__Short problem__.
Output all the entries word for word. Omit the pictures.

━━━━━━━━━━━━━━━━

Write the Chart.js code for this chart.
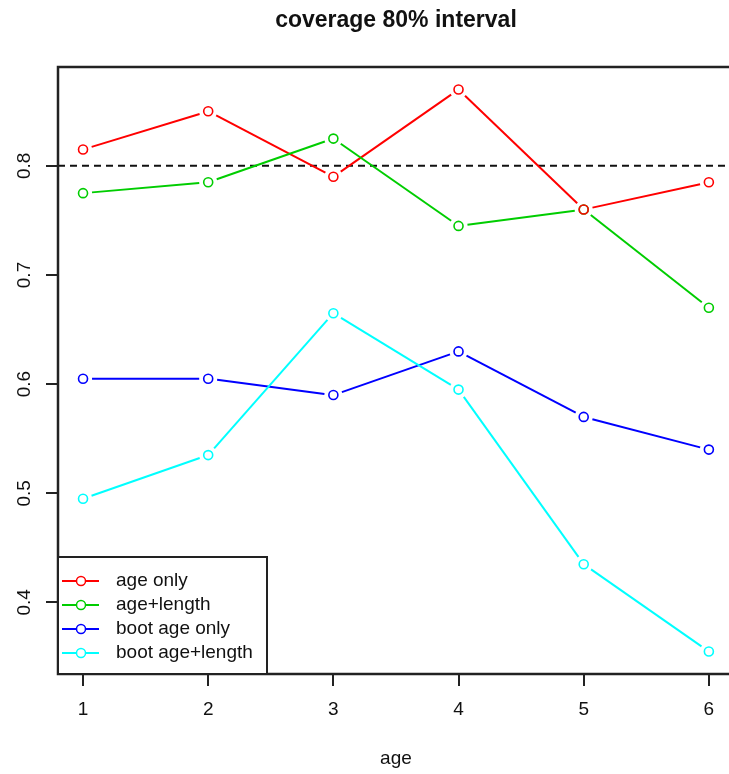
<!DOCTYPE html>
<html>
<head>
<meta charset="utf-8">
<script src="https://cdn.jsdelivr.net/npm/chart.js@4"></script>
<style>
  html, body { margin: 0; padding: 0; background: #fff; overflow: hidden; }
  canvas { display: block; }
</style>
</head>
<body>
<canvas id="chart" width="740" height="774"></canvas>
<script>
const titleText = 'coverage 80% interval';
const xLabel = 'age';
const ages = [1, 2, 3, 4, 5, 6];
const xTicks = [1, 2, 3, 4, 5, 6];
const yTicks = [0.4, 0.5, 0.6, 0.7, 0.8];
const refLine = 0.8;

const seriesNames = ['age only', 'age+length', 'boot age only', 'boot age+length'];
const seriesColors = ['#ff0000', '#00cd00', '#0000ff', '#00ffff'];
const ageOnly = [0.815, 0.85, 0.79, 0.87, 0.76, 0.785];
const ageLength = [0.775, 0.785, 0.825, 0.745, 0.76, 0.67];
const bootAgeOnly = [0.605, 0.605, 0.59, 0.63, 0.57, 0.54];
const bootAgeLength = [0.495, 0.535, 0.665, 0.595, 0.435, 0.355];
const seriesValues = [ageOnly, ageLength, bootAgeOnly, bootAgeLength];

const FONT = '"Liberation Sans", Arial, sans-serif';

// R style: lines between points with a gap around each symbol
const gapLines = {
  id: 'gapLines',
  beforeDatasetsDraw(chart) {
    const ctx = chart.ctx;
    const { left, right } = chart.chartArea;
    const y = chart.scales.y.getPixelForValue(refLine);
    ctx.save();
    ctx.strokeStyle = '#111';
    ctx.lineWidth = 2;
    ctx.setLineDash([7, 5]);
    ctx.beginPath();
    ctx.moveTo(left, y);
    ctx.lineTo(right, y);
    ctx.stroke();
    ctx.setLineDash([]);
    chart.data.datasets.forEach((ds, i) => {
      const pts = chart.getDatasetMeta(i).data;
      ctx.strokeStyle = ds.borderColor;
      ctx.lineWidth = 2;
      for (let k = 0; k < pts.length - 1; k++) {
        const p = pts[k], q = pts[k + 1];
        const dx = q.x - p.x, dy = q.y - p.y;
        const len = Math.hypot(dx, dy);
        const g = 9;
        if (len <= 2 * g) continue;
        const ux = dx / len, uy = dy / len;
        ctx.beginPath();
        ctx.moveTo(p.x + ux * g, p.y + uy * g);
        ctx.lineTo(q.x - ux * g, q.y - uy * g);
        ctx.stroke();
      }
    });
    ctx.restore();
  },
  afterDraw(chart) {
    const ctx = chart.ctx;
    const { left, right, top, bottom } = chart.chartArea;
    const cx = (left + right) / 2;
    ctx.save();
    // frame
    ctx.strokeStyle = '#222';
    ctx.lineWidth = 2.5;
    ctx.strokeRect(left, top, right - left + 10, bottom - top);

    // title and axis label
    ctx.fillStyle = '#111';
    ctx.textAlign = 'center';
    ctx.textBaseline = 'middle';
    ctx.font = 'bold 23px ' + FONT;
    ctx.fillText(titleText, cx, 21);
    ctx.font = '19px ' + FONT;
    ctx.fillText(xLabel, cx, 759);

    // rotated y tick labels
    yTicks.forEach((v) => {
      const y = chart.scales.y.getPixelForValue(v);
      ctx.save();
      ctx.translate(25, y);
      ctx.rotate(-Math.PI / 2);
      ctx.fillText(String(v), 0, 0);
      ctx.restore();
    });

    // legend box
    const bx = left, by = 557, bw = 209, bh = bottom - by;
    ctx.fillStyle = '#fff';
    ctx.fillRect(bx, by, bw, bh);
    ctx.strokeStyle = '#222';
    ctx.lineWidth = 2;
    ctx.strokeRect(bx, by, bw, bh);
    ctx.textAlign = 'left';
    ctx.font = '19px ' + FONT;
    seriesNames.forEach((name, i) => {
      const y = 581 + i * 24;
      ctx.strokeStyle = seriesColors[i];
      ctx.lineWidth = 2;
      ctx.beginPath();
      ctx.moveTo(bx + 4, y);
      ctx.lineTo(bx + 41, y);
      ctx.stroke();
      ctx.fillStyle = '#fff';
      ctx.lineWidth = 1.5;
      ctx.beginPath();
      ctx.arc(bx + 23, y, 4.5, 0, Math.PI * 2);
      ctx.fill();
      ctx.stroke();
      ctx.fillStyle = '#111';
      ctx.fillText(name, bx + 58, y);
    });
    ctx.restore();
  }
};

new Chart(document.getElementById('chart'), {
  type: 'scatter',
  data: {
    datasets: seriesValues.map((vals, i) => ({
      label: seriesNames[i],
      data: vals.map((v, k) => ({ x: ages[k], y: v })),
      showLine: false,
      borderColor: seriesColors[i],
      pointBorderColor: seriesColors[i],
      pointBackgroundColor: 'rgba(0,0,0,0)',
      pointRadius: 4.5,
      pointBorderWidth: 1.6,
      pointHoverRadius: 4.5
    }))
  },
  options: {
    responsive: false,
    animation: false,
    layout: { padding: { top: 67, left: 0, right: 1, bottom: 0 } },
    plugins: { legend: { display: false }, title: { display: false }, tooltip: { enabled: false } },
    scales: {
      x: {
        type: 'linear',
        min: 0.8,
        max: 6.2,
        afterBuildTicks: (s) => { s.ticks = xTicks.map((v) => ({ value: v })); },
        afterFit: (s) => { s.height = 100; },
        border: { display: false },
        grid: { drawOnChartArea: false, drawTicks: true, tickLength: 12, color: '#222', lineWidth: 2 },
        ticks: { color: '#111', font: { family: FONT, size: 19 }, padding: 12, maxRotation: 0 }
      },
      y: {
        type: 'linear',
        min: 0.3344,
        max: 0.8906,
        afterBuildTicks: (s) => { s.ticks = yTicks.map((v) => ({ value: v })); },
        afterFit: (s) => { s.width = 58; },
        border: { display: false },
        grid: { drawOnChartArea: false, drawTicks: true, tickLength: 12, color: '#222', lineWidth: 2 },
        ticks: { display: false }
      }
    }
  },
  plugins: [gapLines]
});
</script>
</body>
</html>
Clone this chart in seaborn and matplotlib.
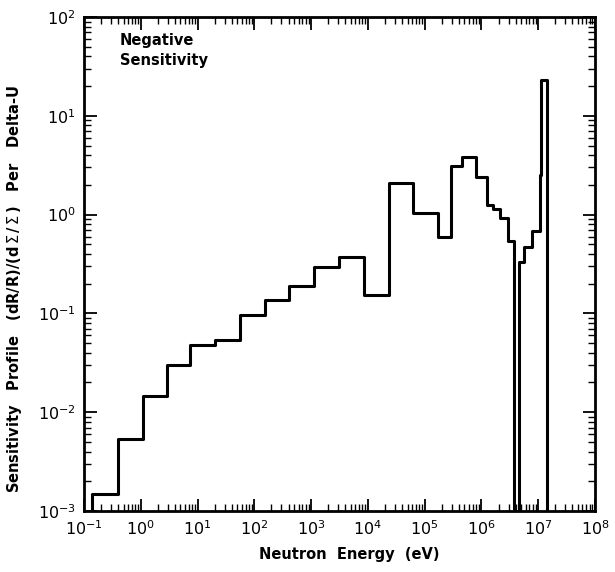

━━━━━━━━━━━━━━━━

__The solution__.
Write the Chart.js code for this chart.
<!DOCTYPE html>
<html>
<head>
<meta charset="utf-8">
<script src="https://cdn.jsdelivr.net/npm/chart.js@4"></script>
<style>
  html, body { margin: 0; padding: 0; background: #fff; overflow: hidden; }
  canvas { display: block; }
</style>
</head>
<body>
<canvas id="chart" width="740" height="774"></canvas>
<script>
const titleText = 'coverage 80% interval';
const xLabel = 'age';
const ages = [1, 2, 3, 4, 5, 6];
const xTicks = [1, 2, 3, 4, 5, 6];
const yTicks = [0.4, 0.5, 0.6, 0.7, 0.8];
const refLine = 0.8;

const seriesNames = ['age only', 'age+length', 'boot age only', 'boot age+length'];
const seriesColors = ['#ff0000', '#00cd00', '#0000ff', '#00ffff'];
const ageOnly = [0.815, 0.85, 0.79, 0.87, 0.76, 0.785];
const ageLength = [0.775, 0.785, 0.825, 0.745, 0.76, 0.67];
const bootAgeOnly = [0.605, 0.605, 0.59, 0.63, 0.57, 0.54];
const bootAgeLength = [0.495, 0.535, 0.665, 0.595, 0.435, 0.355];
const seriesValues = [ageOnly, ageLength, bootAgeOnly, bootAgeLength];

const FONT = '"Liberation Sans", Arial, sans-serif';

// R style: lines between points with a gap around each symbol
const gapLines = {
  id: 'gapLines',
  beforeDatasetsDraw(chart) {
    const ctx = chart.ctx;
    const { left, right } = chart.chartArea;
    const y = chart.scales.y.getPixelForValue(refLine);
    ctx.save();
    ctx.strokeStyle = '#111';
    ctx.lineWidth = 2;
    ctx.setLineDash([7, 5]);
    ctx.beginPath();
    ctx.moveTo(left, y);
    ctx.lineTo(right, y);
    ctx.stroke();
    ctx.setLineDash([]);
    chart.data.datasets.forEach((ds, i) => {
      const pts = chart.getDatasetMeta(i).data;
      ctx.strokeStyle = ds.borderColor;
      ctx.lineWidth = 2;
      for (let k = 0; k < pts.length - 1; k++) {
        const p = pts[k], q = pts[k + 1];
        const dx = q.x - p.x, dy = q.y - p.y;
        const len = Math.hypot(dx, dy);
        const g = 9;
        if (len <= 2 * g) continue;
        const ux = dx / len, uy = dy / len;
        ctx.beginPath();
        ctx.moveTo(p.x + ux * g, p.y + uy * g);
        ctx.lineTo(q.x - ux * g, q.y - uy * g);
        ctx.stroke();
      }
    });
    ctx.restore();
  },
  afterDraw(chart) {
    const ctx = chart.ctx;
    const { left, right, top, bottom } = chart.chartArea;
    const cx = (left + right) / 2;
    ctx.save();
    // frame
    ctx.strokeStyle = '#222';
    ctx.lineWidth = 2.5;
    ctx.strokeRect(left, top, right - left + 10, bottom - top);

    // title and axis label
    ctx.fillStyle = '#111';
    ctx.textAlign = 'center';
    ctx.textBaseline = 'middle';
    ctx.font = 'bold 23px ' + FONT;
    ctx.fillText(titleText, cx, 21);
    ctx.font = '19px ' + FONT;
    ctx.fillText(xLabel, cx, 759);

    // rotated y tick labels
    yTicks.forEach((v) => {
      const y = chart.scales.y.getPixelForValue(v);
      ctx.save();
      ctx.translate(25, y);
      ctx.rotate(-Math.PI / 2);
      ctx.fillText(String(v), 0, 0);
      ctx.restore();
    });

    // legend box
    const bx = left, by = 557, bw = 209, bh = bottom - by;
    ctx.fillStyle = '#fff';
    ctx.fillRect(bx, by, bw, bh);
    ctx.strokeStyle = '#222';
    ctx.lineWidth = 2;
    ctx.strokeRect(bx, by, bw, bh);
    ctx.textAlign = 'left';
    ctx.font = '19px ' + FONT;
    seriesNames.forEach((name, i) => {
      const y = 581 + i * 24;
      ctx.strokeStyle = seriesColors[i];
      ctx.lineWidth = 2;
      ctx.beginPath();
      ctx.moveTo(bx + 4, y);
      ctx.lineTo(bx + 41, y);
      ctx.stroke();
      ctx.fillStyle = '#fff';
      ctx.lineWidth = 1.5;
      ctx.beginPath();
      ctx.arc(bx + 23, y, 4.5, 0, Math.PI * 2);
      ctx.fill();
      ctx.stroke();
      ctx.fillStyle = '#111';
      ctx.fillText(name, bx + 58, y);
    });
    ctx.restore();
  }
};

new Chart(document.getElementById('chart'), {
  type: 'scatter',
  data: {
    datasets: seriesValues.map((vals, i) => ({
      label: seriesNames[i],
      data: vals.map((v, k) => ({ x: ages[k], y: v })),
      showLine: false,
      borderColor: seriesColors[i],
      pointBorderColor: seriesColors[i],
      pointBackgroundColor: 'rgba(0,0,0,0)',
      pointRadius: 4.5,
      pointBorderWidth: 1.6,
      pointHoverRadius: 4.5
    }))
  },
  options: {
    responsive: false,
    animation: false,
    layout: { padding: { top: 67, left: 0, right: 1, bottom: 0 } },
    plugins: { legend: { display: false }, title: { display: false }, tooltip: { enabled: false } },
    scales: {
      x: {
        type: 'linear',
        min: 0.8,
        max: 6.2,
        afterBuildTicks: (s) => { s.ticks = xTicks.map((v) => ({ value: v })); },
        afterFit: (s) => { s.height = 100; },
        border: { display: false },
        grid: { drawOnChartArea: false, drawTicks: true, tickLength: 12, color: '#222', lineWidth: 2 },
        ticks: { color: '#111', font: { family: FONT, size: 19 }, padding: 12, maxRotation: 0 }
      },
      y: {
        type: 'linear',
        min: 0.3344,
        max: 0.8906,
        afterBuildTicks: (s) => { s.ticks = yTicks.map((v) => ({ value: v })); },
        afterFit: (s) => { s.width = 58; },
        border: { display: false },
        grid: { drawOnChartArea: false, drawTicks: true, tickLength: 12, color: '#222', lineWidth: 2 },
        ticks: { display: false }
      }
    }
  },
  plugins: [gapLines]
});
</script>
</body>
</html>
Clone this chart in seaborn and matplotlib.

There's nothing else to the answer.